#### [WORK TO BE COMPLETED]
Return exactly and only these lines: the first of the listing through the one containing "at (axis cs:544,298);".

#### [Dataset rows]
::::::::

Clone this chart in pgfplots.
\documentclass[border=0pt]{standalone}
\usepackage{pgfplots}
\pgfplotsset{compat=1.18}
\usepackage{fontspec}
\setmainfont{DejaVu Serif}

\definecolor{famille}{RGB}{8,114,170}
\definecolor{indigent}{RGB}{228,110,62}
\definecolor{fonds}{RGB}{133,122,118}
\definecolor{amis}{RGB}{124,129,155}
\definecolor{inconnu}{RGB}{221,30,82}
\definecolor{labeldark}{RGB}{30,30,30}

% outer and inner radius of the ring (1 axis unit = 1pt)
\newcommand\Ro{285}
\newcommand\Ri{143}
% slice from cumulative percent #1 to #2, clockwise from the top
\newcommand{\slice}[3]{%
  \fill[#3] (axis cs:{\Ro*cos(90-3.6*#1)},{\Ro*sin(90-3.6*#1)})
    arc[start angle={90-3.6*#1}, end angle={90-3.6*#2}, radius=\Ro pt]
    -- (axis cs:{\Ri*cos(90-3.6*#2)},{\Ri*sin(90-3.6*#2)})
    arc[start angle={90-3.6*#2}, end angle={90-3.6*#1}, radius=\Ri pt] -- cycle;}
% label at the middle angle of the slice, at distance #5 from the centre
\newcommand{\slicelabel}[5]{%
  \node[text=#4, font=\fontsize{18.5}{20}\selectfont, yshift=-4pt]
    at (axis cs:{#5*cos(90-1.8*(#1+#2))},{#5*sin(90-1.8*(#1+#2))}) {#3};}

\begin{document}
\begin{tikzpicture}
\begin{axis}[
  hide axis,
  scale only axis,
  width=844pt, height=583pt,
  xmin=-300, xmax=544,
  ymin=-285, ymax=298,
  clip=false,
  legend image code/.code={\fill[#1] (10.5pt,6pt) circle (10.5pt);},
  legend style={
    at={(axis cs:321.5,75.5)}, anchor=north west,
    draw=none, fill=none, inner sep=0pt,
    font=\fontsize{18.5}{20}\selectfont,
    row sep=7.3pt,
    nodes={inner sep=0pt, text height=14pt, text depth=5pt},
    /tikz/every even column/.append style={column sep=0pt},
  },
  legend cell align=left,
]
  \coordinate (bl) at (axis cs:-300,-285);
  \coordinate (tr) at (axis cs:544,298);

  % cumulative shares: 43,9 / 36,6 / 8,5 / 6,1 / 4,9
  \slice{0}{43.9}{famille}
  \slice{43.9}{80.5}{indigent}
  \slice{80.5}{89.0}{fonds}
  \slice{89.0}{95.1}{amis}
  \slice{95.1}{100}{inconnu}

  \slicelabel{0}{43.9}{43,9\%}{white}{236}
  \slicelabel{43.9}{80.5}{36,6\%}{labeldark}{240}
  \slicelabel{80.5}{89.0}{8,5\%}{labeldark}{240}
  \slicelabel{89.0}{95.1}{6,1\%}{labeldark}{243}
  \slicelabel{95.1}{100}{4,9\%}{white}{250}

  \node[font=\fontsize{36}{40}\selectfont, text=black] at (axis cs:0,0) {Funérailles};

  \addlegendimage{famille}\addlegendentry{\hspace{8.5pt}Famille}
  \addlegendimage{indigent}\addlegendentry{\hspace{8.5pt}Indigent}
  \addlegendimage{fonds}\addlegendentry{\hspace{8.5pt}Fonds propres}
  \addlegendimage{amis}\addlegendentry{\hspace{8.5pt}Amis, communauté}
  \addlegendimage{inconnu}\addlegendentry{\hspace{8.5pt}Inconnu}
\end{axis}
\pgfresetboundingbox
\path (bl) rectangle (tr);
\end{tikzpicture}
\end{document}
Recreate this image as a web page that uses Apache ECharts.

::::::::

#### [COMPLETE RESPONSE]
Clone this chart in pgfplots.
\documentclass[border=0pt]{standalone}
\usepackage{pgfplots}
\pgfplotsset{compat=1.18}
\usepackage{fontspec}
\setmainfont{DejaVu Serif}

\definecolor{famille}{RGB}{8,114,170}
\definecolor{indigent}{RGB}{228,110,62}
\definecolor{fonds}{RGB}{133,122,118}
\definecolor{amis}{RGB}{124,129,155}
\definecolor{inconnu}{RGB}{221,30,82}
\definecolor{labeldark}{RGB}{30,30,30}

% outer and inner radius of the ring (1 axis unit = 1pt)
\newcommand\Ro{285}
\newcommand\Ri{143}
% slice from cumulative percent #1 to #2, clockwise from the top
\newcommand{\slice}[3]{%
  \fill[#3] (axis cs:{\Ro*cos(90-3.6*#1)},{\Ro*sin(90-3.6*#1)})
    arc[start angle={90-3.6*#1}, end angle={90-3.6*#2}, radius=\Ro pt]
    -- (axis cs:{\Ri*cos(90-3.6*#2)},{\Ri*sin(90-3.6*#2)})
    arc[start angle={90-3.6*#2}, end angle={90-3.6*#1}, radius=\Ri pt] -- cycle;}
% label at the middle angle of the slice, at distance #5 from the centre
\newcommand{\slicelabel}[5]{%
  \node[text=#4, font=\fontsize{18.5}{20}\selectfont, yshift=-4pt]
    at (axis cs:{#5*cos(90-1.8*(#1+#2))},{#5*sin(90-1.8*(#1+#2))}) {#3};}

\begin{document}
\begin{tikzpicture}
\begin{axis}[
  hide axis,
  scale only axis,
  width=844pt, height=583pt,
  xmin=-300, xmax=544,
  ymin=-285, ymax=298,
  clip=false,
  legend image code/.code={\fill[#1] (10.5pt,6pt) circle (10.5pt);},
  legend style={
    at={(axis cs:321.5,75.5)}, anchor=north west,
    draw=none, fill=none, inner sep=0pt,
    font=\fontsize{18.5}{20}\selectfont,
    row sep=7.3pt,
    nodes={inner sep=0pt, text height=14pt, text depth=5pt},
    /tikz/every even column/.append style={column sep=0pt},
  },
  legend cell align=left,
]
  \coordinate (bl) at (axis cs:-300,-285);
  \coordinate (tr) at (axis cs:544,298);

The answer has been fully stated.